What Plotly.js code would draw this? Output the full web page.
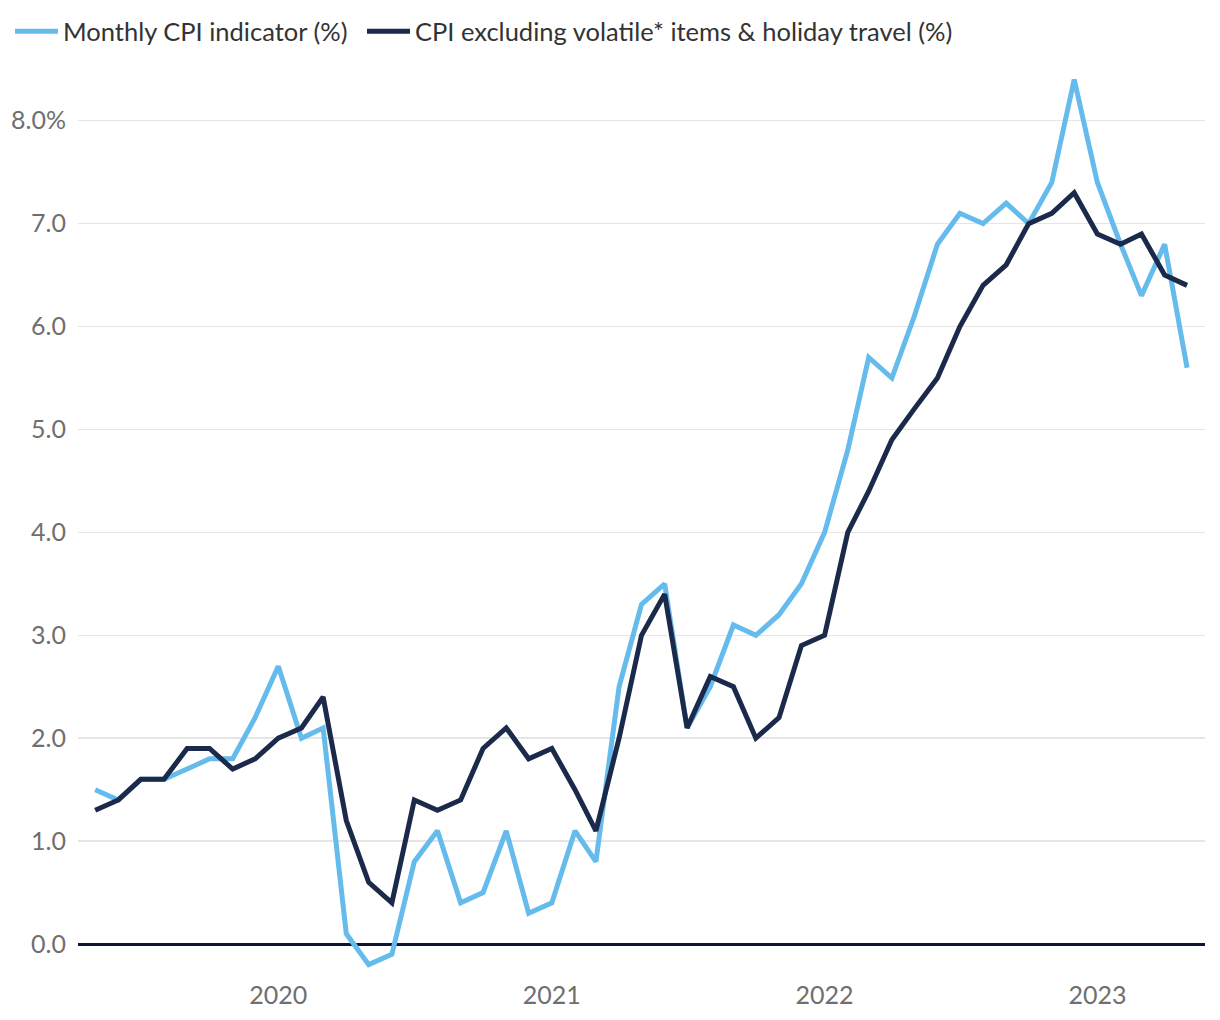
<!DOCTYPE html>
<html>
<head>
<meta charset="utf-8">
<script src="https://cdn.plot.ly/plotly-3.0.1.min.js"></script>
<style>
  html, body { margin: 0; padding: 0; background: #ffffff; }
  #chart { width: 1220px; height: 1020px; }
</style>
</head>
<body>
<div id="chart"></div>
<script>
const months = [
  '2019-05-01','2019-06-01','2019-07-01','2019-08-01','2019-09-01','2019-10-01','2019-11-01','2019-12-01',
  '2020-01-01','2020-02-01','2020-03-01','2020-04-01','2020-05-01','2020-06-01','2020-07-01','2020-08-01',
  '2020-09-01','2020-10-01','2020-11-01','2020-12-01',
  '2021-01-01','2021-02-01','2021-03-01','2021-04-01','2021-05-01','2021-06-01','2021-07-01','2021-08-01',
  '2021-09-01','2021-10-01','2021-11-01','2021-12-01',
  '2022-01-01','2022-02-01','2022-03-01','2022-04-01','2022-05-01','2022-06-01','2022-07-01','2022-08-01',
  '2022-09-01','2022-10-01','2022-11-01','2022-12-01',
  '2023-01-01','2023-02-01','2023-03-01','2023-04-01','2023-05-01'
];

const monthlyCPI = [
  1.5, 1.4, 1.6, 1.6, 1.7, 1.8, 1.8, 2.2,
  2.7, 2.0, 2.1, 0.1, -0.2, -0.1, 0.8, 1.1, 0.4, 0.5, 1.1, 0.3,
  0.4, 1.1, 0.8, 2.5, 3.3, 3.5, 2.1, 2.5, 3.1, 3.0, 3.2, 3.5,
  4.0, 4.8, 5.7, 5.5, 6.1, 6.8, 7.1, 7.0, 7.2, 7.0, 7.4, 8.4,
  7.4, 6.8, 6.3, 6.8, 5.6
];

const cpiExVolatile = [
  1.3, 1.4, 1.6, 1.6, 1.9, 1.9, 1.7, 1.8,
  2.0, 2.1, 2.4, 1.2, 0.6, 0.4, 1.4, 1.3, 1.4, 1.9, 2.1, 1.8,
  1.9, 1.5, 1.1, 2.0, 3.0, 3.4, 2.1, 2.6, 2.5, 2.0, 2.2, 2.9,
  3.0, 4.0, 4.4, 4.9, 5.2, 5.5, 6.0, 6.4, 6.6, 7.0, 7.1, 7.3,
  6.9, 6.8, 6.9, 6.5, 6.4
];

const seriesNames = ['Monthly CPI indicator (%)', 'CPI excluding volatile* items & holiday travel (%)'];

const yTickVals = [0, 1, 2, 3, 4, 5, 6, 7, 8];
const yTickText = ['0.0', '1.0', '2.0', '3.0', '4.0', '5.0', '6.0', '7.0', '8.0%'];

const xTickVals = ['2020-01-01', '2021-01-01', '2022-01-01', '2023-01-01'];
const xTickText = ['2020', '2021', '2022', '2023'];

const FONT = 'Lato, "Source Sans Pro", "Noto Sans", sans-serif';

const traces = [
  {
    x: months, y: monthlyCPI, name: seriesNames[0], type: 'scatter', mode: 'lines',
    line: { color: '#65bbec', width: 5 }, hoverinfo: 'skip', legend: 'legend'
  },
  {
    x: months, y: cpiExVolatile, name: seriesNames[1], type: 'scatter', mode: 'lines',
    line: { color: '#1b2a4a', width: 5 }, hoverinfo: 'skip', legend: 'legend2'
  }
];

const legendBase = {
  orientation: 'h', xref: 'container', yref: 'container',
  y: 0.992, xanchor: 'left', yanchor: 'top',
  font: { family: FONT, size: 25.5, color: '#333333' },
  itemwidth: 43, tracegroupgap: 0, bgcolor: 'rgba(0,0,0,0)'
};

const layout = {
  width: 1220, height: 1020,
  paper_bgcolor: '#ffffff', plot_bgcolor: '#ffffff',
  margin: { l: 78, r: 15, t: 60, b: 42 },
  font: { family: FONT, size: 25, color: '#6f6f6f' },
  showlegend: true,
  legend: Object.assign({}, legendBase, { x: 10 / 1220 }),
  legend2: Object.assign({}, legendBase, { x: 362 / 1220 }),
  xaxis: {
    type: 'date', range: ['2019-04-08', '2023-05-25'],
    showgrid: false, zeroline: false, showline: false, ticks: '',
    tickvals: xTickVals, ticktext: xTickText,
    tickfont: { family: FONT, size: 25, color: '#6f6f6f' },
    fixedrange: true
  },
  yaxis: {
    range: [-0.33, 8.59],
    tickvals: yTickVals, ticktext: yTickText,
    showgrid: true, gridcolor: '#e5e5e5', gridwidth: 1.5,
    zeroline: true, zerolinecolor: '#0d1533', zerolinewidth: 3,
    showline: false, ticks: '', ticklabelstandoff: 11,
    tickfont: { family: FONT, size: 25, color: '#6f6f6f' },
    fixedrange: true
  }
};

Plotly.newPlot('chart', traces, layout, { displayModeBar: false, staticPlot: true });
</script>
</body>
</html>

******************************

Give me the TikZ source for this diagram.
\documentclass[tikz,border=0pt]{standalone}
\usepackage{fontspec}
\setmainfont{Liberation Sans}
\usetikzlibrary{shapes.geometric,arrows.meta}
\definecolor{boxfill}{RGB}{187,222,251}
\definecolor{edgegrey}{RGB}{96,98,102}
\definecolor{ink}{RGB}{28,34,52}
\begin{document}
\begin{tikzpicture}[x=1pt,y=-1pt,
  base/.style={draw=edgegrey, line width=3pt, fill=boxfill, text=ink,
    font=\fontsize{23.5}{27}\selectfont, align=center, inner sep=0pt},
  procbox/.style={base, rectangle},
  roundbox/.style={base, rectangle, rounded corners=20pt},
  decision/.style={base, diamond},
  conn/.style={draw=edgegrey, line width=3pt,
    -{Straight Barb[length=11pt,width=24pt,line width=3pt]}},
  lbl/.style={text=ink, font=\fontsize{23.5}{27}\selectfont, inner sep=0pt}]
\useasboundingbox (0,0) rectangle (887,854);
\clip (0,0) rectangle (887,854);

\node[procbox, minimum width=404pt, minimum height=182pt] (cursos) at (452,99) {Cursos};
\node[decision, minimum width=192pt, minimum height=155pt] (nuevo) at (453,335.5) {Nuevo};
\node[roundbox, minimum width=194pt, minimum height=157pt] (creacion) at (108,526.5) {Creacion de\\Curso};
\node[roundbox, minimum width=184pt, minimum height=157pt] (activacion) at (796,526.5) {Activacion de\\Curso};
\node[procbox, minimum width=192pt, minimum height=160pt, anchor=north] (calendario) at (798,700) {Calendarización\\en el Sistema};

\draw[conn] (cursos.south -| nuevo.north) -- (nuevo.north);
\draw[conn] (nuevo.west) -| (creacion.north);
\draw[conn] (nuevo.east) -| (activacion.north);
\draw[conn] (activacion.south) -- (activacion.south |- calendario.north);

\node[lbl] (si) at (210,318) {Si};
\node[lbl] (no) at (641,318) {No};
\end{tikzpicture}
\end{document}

******************************

> **Aim**
Look above for the line with "What Plotly.js code" and the line with "const xTickText = ['2020', '2021', '2022', '2023'];"; set down those two lines and all lines between them exactly, without pictures and without anything else.

> **Response for this exercise**
What Plotly.js code would draw this? Output the full web page.
<!DOCTYPE html>
<html>
<head>
<meta charset="utf-8">
<script src="https://cdn.plot.ly/plotly-3.0.1.min.js"></script>
<style>
  html, body { margin: 0; padding: 0; background: #ffffff; }
  #chart { width: 1220px; height: 1020px; }
</style>
</head>
<body>
<div id="chart"></div>
<script>
const months = [
  '2019-05-01','2019-06-01','2019-07-01','2019-08-01','2019-09-01','2019-10-01','2019-11-01','2019-12-01',
  '2020-01-01','2020-02-01','2020-03-01','2020-04-01','2020-05-01','2020-06-01','2020-07-01','2020-08-01',
  '2020-09-01','2020-10-01','2020-11-01','2020-12-01',
  '2021-01-01','2021-02-01','2021-03-01','2021-04-01','2021-05-01','2021-06-01','2021-07-01','2021-08-01',
  '2021-09-01','2021-10-01','2021-11-01','2021-12-01',
  '2022-01-01','2022-02-01','2022-03-01','2022-04-01','2022-05-01','2022-06-01','2022-07-01','2022-08-01',
  '2022-09-01','2022-10-01','2022-11-01','2022-12-01',
  '2023-01-01','2023-02-01','2023-03-01','2023-04-01','2023-05-01'
];

const monthlyCPI = [
  1.5, 1.4, 1.6, 1.6, 1.7, 1.8, 1.8, 2.2,
  2.7, 2.0, 2.1, 0.1, -0.2, -0.1, 0.8, 1.1, 0.4, 0.5, 1.1, 0.3,
  0.4, 1.1, 0.8, 2.5, 3.3, 3.5, 2.1, 2.5, 3.1, 3.0, 3.2, 3.5,
  4.0, 4.8, 5.7, 5.5, 6.1, 6.8, 7.1, 7.0, 7.2, 7.0, 7.4, 8.4,
  7.4, 6.8, 6.3, 6.8, 5.6
];

const cpiExVolatile = [
  1.3, 1.4, 1.6, 1.6, 1.9, 1.9, 1.7, 1.8,
  2.0, 2.1, 2.4, 1.2, 0.6, 0.4, 1.4, 1.3, 1.4, 1.9, 2.1, 1.8,
  1.9, 1.5, 1.1, 2.0, 3.0, 3.4, 2.1, 2.6, 2.5, 2.0, 2.2, 2.9,
  3.0, 4.0, 4.4, 4.9, 5.2, 5.5, 6.0, 6.4, 6.6, 7.0, 7.1, 7.3,
  6.9, 6.8, 6.9, 6.5, 6.4
];

const seriesNames = ['Monthly CPI indicator (%)', 'CPI excluding volatile* items & holiday travel (%)'];

const yTickVals = [0, 1, 2, 3, 4, 5, 6, 7, 8];
const yTickText = ['0.0', '1.0', '2.0', '3.0', '4.0', '5.0', '6.0', '7.0', '8.0%'];

const xTickVals = ['2020-01-01', '2021-01-01', '2022-01-01', '2023-01-01'];
const xTickText = ['2020', '2021', '2022', '2023'];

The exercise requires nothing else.